── Information shown ──

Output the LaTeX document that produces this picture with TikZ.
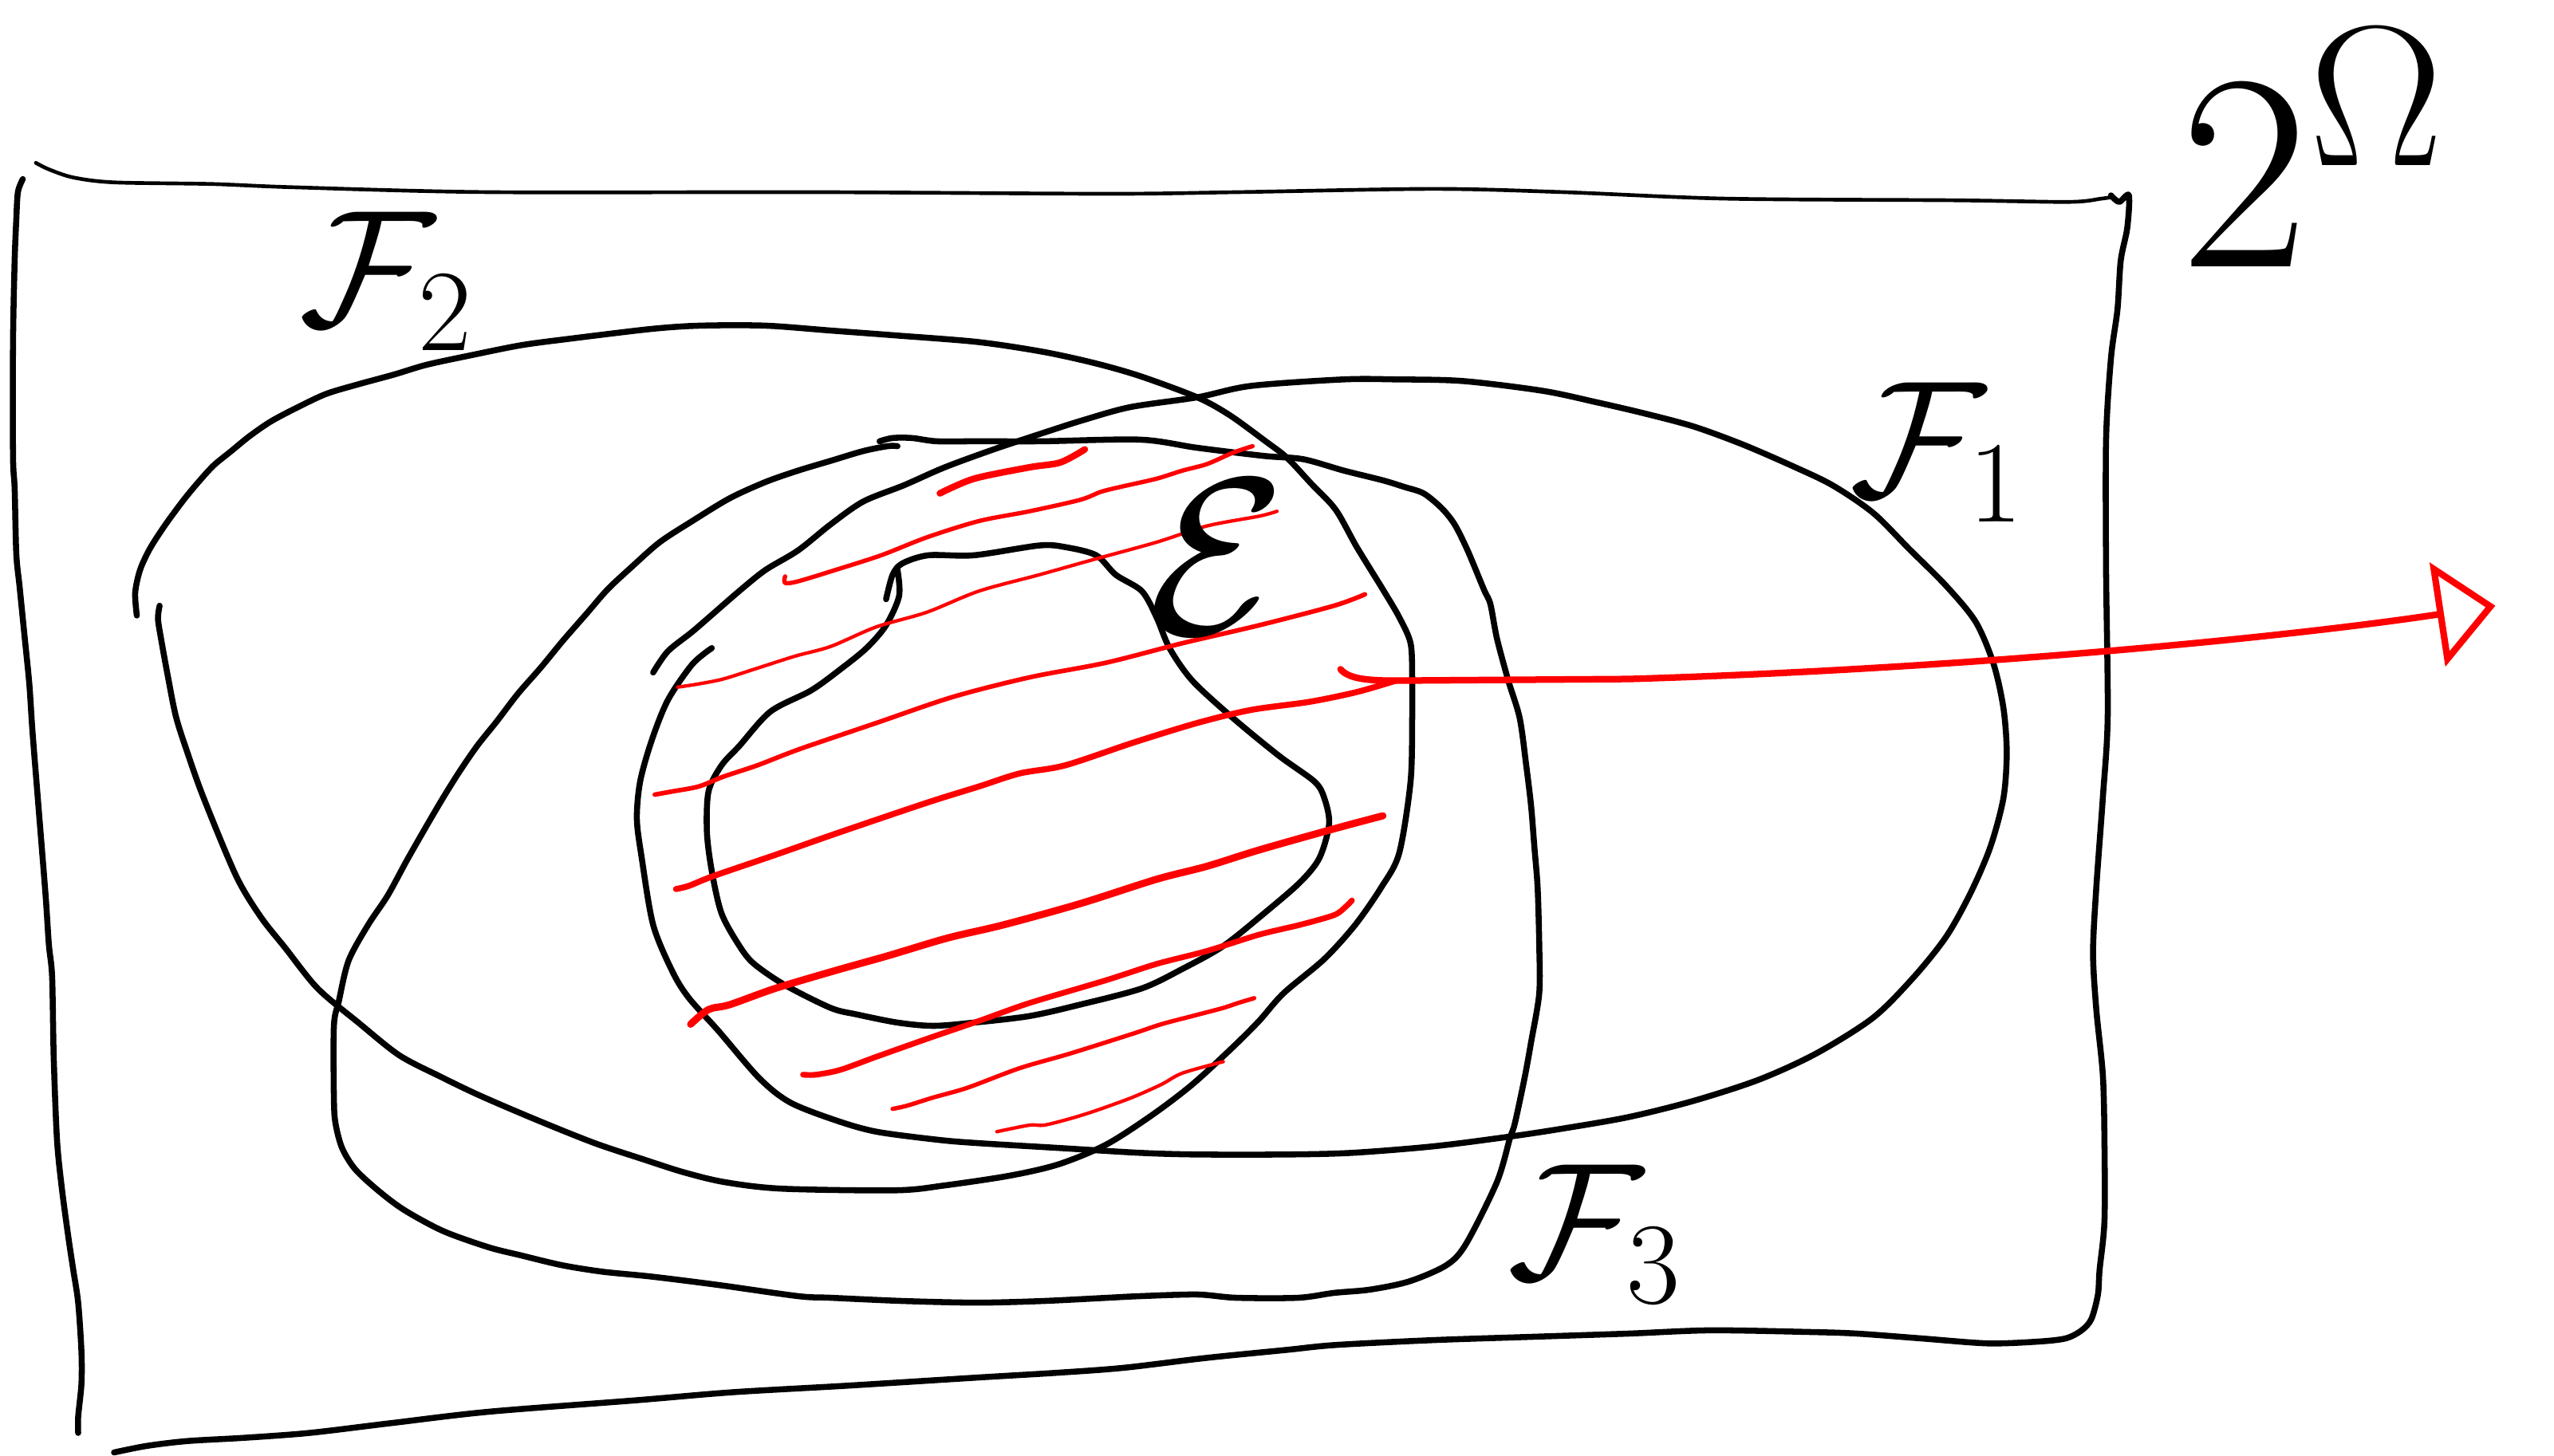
\documentclass[tikz,border=0pt]{standalone}
\usepackage{fix-cm}
\usepackage{xcolor}
\usepackage{tikz}
\usetikzlibrary{arrows.meta}
\definecolor{marker}{HTML}{FF0000}

\begin{document}
\begin{tikzpicture}[x=0.1mm, y=-0.1mm,
    ink/.style={line width=1.05pt, line cap=round, line join=round},
    thinink/.style={line width=0.65pt, line cap=round, line join=round},
    hatch/.style={draw=marker, line width=#1, line cap=round, line join=round},
    hatch/.default=0.9pt,
    famname/.style={inner sep=0pt, anchor=base west, font=\fontsize{29}{30}\selectfont}]
    \useasboundingbox (0,0) rectangle (1568,894);

    % frame of 2^Omega
    \draw[thinink] plot[smooth, tension=0.5] coordinates {(22,100) (30,104) (45,109) (70,112) (130,113)
      (180,115) (300,118) (500,118) (680,119) (760,118) (880,116) (960,118) (1060,122) (1200,123)
      (1270,124) (1290,122) (1297,121)};
    \draw[ink] plot[smooth, tension=0.5] coordinates {(14,110) (11,118) (10,135) (9,160) (8,210) (8,280)
      (9,300) (10,340) (12,360) (15,390) (18,420) (20,450) (24,500) (28,550) (30,580) (32,600) (33,650)
      (35,700) (38,730) (42,760) (45,780) (48,800) (50,830) (50,850) (48,870) (48,880)};
    \draw[ink] plot[smooth, tension=0.5] coordinates {(1296,120) (1301,124) (1307,120) (1306,140) (1302,160)
      (1300,190) (1296,220) (1293,270) (1293,350) (1294,440) (1291,490) (1287,545) (1285,585) (1287,620)
      (1291,660) (1292,700) (1292,750) (1289,780) (1288,795) (1284,810) (1278,817) (1268,822) (1250,824)
      (1220,825) (1180,822) (1140,819) (1110,818) (1050,817) (1000,819) (940,821) (880,823) (820,826)
      (790,829) (740,834) (690,840) (650,843) (600,846) (520,851) (450,855) (390,860) (300,867) (240,874)
      (190,880) (150,883) (115,885) (90,888) (70,892)};

    % F_2
    \draw[ink] plot[smooth, tension=0.5] coordinates {(84,378) (83,364) (86,350) (92,337) (101,323) (112,308)
      (121,297) (131,286) (142,277) (153,268) (166,259) (181,251) (200,242) (220,236) (242,230) (262,224)
      (290,218) (320,212) (350,208) (400,202) (430,200) (470,200) (510,203) (550,206) (600,210) (640,216)
      (672,223) (700,231) (735,244) (755,255) (777,271) (790,281) (805,297) (820,313) (833,336) (849,362)
      (859,379) (866,395) (867,416) (867,441) (866,480) (859,524) (848,545) (832,568) (813,589) (788,610)
      (773,627) (757,643) (732,666) (707,685) (679,703) (650,715) (620,722) (580,728) (550,731) (480,730)
      (445,726) (420,720) (395,712) (365,702) (330,688) (295,673) (270,661) (245,648) (220,628) (195,607)
      (175,582) (160,563) (145,538) (125,490) (115,462) (108,440) (103,415) (99,393) (97,380) (98,372)};

    % F_1
    \draw[ink] plot[smooth, tension=0.5] coordinates {(401,413) (410,400) (425,388) (440,375) (455,362)
      (470,350) (490,338) (510,322) (530,308) (555,298) (580,287) (610,276) (640,266) (665,258) (694,250)
      (735,244) (768,237) (825,233) (857,233) (898,234) (947,240) (980,247) (1010,254) (1040,262)
      (1070,273) (1100,286) (1125,298) (1150,315) (1172,337) (1195,360) (1213,382) (1224,408) (1230,435)
      (1232,462) (1230,490) (1222,520) (1210,548) (1195,575) (1175,600) (1150,625) (1115,647) (1080,663)
      (1040,676) (1000,686) (960,693) (927,698) (880,704) (830,708) (790,709) (735,709) (700,708) (650,705)
      (600,702) (576,700) (538,695) (513,688) (485,677) (466,662) (441,633) (423,613) (413,597) (401,568)
      (394,527) (391,503) (393,480) (400,455) (410,430) (425,408) (437,398)};

    % F_3
    \draw[ink] plot[smooth, tension=0.5] coordinates {(540,271) (548,269) (560,269) (575,271) (600,271)
      (640,271) (700,270) (735,275) (776,280) (800,282) (825,289) (849,295)
      (862,299) (874,303) (885,312) (893,322) (901,338) (911,362) (915,371) (919,392) (926,418) (933,441)
      (937,470) (940,495) (942,520) (944,545) (945,580) (945,610) (940,640) (936,662) (930,690) (927,699)
      (919,726) (900,764) (888,777) (865,787) (841,792) (819,794) (797,797) (759,797) (735,795) (700,796)
      (680,797) (640,799) (600,800) (555,799) (510,797) (490,796) (440,789) (400,784) (370,781) (345,777)
      (320,771) (300,766) (272,756) (248,743) (232,731) (218,718) (210,705) (206,690) (205,675) (205,630)
      (208,615) (214,590) (226,568) (238,550) (250,528) (262,507) (272,490) (282,474) (293,458) (305,443)
      (318,426) (332,410) (346,393) (360,377) (373,362) (388,348) (405,333) (425,320) (448,306) (470,296)
      (490,289) (510,283) (530,277) (545,274) (551,274)};

    % inner set
    \draw[ink] plot[smooth, tension=0.5] coordinates {(551,350) (552,366) (544,384) (532,398) (516,411)
      (498,424) (473,437) (454,458) (443,470) (435,486) (434,511) (437,535) (443,561) (454,581) (463,592)
      (482,605) (510,619) (526,623) (551,628) (573,630) (598,628) (632,624) (663,617) (701,607) (726,595)
      (751,581) (776,561) (798,542) (810,527) (816,506) (813,490) (807,480) (785,464) (757,441) (732,418)
      (718,398) (710,379) (701,363) (685,353) (673,341) (654,336) (638,335) (598,341) (570,341) (554,346)
      (548,353) (544,368)};

    % hatching
    \draw[hatch=1.15pt] plot[smooth, tension=0.5] coordinates {(577,303) (598,294) (632,287) (651,284) (666,276)};
    \draw[hatch=0.75pt] plot[smooth, tension=0.5] coordinates {(482,354) (482,358) (490,357) (513,350) (541,341)
      (569,330) (601,320) (632,314) (663,307) (676,302) (688,299) (710,294) (726,289) (741,285) (757,278) (769,274)};
    \draw[hatch=0.6pt] plot[smooth, tension=0.5] coordinates {(416,422) (429,420) (444,417) (463,411) (488,403)
      (510,397) (538,385) (569,376) (601,363) (638,353) (670,344) (710,333) (741,323) (773,317) (784,314)};
    \draw[hatch=0.8pt] plot[smooth, tension=0.5] coordinates {(402,488) (413,486) (429,483) (444,477) (465,470)
      (491,460) (538,444) (585,428) (632,416) (679,407) (726,395) (773,384) (819,372) (838,365)};
    \draw[hatch=1.05pt] plot[smooth, tension=0.5] coordinates {(415,546) (423,544) (438,538) (476,525) (513,512)
      (569,493) (601,483) (626,475) (654,470) (696,456) (735,444) (768,436) (804,431) (833,425) (857,418)};
    \draw[hatch=1.25pt] plot[smooth, tension=0.5] coordinates {(424,629) (435,620) (448,617) (476,607) (513,596)
      (545,587) (582,576) (616,568) (663,555) (710,540) (741,532) (773,522) (819,509) (849,501)};
    \draw[hatch=1pt] plot[smooth, tension=0.5] coordinates {(493,660) (501,660) (516,657) (538,649) (569,638)
      (601,627) (632,616) (679,602) (710,592) (741,584) (773,574) (798,568) (819,562) (826,557) (830,553)};
    \draw[hatch=0.75pt] plot[smooth, tension=0.5] coordinates {(548,681) (557,679) (573,674) (594,668) (626,656)
      (657,647) (695,635) (713,629) (732,624) (751,619) (760,616) (770,613)};
    \draw[hatch=0.6pt] plot[smooth, tension=0.5] coordinates {(612,695) (632,691) (641,691) (657,687) (673,682)
      (695,674) (713,666) (726,659) (751,652)};

    % arrow out of the hatched part
    \coordinate (arrowstart) at (823,411);
    \coordinate (arrowtip) at (1532,372);
    \draw[hatch=1.15pt, -{Triangle[open, length=3.6mm, width=6.4mm, line width=1.15pt]}]
      (arrowstart) .. controls (828,417) and (840,418) .. (857,418) -- (1000,417)
      .. controls (1200,411) and (1400,392) .. (arrowtip);

    % names
    \node[famname] (ftwo) at (183,200) {$\mathcal{F}_2$};
    \node[famname] (fone) at (1135,305) {$\mathcal{F}_1$};
    \node[famname] (fthree) at (925,785) {$\mathcal{F}_3$};
    \node[famname, anchor=center, font=\fontsize{39}{40}\selectfont] (elabel) at (747,342) {$\mathcal{E}$};
    \node[famname, font=\fontsize{49}{50}\selectfont] (powerset) at (1338,164)
      {$2^{\mbox{\fontsize{35}{36}\selectfont$\Omega$}}$};
\end{tikzpicture}
\end{document}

───

What is expected:
From the first line above down to the line with "(0,0) rectangle (1568,894);", reproduce every line and no others, omitting pictures.

The completed task:
Output the LaTeX document that produces this picture with TikZ.
\documentclass[tikz,border=0pt]{standalone}
\usepackage{fix-cm}
\usepackage{xcolor}
\usepackage{tikz}
\usetikzlibrary{arrows.meta}
\definecolor{marker}{HTML}{FF0000}

\begin{document}
\begin{tikzpicture}[x=0.1mm, y=-0.1mm,
    ink/.style={line width=1.05pt, line cap=round, line join=round},
    thinink/.style={line width=0.65pt, line cap=round, line join=round},
    hatch/.style={draw=marker, line width=#1, line cap=round, line join=round},
    hatch/.default=0.9pt,
    famname/.style={inner sep=0pt, anchor=base west, font=\fontsize{29}{30}\selectfont}]
    \useasboundingbox (0,0) rectangle (1568,894);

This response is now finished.